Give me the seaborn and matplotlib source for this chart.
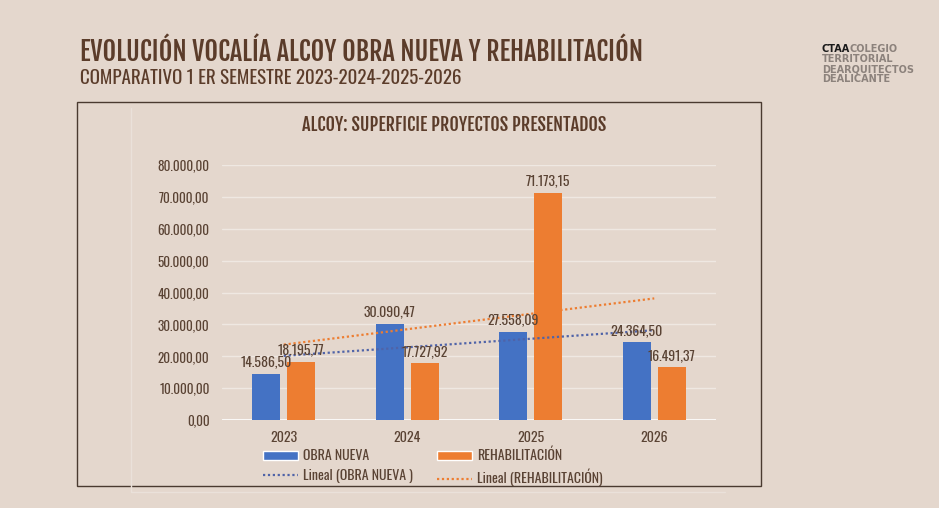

--

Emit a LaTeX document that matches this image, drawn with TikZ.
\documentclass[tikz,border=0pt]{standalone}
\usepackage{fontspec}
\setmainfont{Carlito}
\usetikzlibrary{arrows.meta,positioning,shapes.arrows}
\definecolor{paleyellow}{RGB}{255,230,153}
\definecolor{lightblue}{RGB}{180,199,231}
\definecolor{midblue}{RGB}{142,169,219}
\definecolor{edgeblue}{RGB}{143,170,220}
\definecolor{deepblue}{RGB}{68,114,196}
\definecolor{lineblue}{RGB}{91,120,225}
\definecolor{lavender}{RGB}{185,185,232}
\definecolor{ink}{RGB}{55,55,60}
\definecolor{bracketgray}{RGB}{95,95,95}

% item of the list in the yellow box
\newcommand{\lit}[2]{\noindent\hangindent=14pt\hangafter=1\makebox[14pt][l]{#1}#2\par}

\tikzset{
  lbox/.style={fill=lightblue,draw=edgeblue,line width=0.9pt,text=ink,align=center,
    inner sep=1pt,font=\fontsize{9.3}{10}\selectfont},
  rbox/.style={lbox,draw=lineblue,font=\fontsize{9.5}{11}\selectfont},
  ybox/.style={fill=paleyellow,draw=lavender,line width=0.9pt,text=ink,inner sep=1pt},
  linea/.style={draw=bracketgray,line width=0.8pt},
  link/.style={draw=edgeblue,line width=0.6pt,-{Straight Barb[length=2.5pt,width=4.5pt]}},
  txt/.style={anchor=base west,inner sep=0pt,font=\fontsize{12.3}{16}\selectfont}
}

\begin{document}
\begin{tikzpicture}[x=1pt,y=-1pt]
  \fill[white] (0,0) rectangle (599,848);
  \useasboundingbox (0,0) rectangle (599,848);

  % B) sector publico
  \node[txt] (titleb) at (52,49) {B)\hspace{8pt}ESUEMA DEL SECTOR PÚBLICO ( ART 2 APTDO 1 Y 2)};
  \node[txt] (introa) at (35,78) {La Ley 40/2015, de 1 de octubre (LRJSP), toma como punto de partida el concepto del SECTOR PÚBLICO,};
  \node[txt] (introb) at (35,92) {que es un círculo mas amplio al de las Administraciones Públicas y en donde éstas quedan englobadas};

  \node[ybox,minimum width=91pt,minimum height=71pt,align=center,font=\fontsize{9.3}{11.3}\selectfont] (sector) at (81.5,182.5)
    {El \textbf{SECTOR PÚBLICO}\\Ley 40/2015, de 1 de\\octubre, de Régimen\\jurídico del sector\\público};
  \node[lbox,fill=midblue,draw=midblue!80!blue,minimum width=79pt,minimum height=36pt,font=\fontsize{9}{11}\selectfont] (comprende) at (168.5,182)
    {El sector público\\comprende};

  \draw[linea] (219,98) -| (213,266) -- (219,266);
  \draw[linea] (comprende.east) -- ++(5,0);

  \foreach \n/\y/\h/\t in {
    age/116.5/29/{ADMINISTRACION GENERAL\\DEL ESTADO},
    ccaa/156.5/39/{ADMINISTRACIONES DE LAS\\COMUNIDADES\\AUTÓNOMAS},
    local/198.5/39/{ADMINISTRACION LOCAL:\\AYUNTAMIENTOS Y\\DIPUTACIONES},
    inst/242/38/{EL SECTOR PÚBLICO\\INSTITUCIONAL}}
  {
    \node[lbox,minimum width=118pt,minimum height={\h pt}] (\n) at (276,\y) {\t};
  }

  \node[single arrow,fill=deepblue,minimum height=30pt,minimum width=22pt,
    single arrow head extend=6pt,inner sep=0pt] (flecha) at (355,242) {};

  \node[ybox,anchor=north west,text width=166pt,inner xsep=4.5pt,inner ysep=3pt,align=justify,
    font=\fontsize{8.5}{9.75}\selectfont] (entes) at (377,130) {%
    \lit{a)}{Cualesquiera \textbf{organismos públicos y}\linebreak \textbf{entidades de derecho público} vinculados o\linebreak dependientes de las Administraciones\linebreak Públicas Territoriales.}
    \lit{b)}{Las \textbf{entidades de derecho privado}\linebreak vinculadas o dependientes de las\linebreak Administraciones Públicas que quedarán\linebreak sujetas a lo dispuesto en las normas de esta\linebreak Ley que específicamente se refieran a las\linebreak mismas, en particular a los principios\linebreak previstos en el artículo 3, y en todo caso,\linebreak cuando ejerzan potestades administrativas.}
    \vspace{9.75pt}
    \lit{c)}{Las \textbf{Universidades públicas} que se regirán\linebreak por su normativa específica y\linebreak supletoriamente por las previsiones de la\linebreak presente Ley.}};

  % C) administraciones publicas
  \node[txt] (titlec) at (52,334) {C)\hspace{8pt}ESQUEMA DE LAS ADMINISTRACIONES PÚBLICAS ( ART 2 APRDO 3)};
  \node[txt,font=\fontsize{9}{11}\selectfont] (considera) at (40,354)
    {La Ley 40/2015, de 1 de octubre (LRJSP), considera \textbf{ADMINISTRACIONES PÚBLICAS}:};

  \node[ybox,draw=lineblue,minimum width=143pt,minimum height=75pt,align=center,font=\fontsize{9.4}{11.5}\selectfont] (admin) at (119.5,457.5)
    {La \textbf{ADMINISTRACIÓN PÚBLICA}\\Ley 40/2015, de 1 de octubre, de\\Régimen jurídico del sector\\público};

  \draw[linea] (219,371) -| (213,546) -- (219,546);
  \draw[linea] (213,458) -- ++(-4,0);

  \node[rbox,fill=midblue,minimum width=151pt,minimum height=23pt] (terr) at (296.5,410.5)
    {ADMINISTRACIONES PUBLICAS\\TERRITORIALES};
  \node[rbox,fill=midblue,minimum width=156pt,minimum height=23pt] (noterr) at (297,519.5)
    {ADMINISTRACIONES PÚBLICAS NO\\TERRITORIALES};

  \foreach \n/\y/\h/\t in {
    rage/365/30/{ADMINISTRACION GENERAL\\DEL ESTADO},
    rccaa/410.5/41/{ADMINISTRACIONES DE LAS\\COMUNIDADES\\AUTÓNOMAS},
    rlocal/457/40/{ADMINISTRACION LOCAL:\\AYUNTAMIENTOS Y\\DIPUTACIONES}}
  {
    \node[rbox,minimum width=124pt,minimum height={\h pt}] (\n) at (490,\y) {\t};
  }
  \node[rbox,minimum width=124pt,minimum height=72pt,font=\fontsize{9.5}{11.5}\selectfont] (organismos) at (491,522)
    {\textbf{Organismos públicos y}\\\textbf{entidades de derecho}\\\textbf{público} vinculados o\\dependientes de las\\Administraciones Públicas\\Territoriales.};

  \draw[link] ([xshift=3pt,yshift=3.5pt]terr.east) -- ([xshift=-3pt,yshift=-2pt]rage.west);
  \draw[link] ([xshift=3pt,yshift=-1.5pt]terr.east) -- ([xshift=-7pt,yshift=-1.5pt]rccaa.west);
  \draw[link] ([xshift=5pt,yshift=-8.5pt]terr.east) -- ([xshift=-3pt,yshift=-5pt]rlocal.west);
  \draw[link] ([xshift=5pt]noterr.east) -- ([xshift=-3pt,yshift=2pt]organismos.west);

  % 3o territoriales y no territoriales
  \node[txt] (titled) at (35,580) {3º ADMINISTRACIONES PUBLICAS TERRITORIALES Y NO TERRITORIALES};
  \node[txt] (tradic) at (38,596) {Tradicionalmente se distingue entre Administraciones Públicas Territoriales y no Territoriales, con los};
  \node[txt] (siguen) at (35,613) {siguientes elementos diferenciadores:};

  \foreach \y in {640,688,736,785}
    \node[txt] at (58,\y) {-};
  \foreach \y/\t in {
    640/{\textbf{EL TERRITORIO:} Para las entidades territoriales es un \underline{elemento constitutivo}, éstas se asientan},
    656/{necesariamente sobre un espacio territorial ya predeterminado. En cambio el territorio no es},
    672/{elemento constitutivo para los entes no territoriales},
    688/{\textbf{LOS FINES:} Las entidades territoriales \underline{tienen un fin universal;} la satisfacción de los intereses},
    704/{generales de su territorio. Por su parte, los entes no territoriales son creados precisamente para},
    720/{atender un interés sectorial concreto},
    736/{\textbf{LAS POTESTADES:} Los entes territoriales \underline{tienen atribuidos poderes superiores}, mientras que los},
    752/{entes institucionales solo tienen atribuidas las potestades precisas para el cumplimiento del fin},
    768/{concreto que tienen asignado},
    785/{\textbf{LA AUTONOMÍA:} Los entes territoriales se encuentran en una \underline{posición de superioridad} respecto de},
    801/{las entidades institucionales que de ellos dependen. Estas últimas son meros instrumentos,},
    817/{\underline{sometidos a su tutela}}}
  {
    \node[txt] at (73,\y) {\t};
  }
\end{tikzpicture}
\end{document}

— Written problem —
Go through the listing above and return every line where the word "this" occurs.

— Written answer —
Give me the seaborn and matplotlib source for this chart.
Emit a LaTeX document that matches this image, drawn with TikZ.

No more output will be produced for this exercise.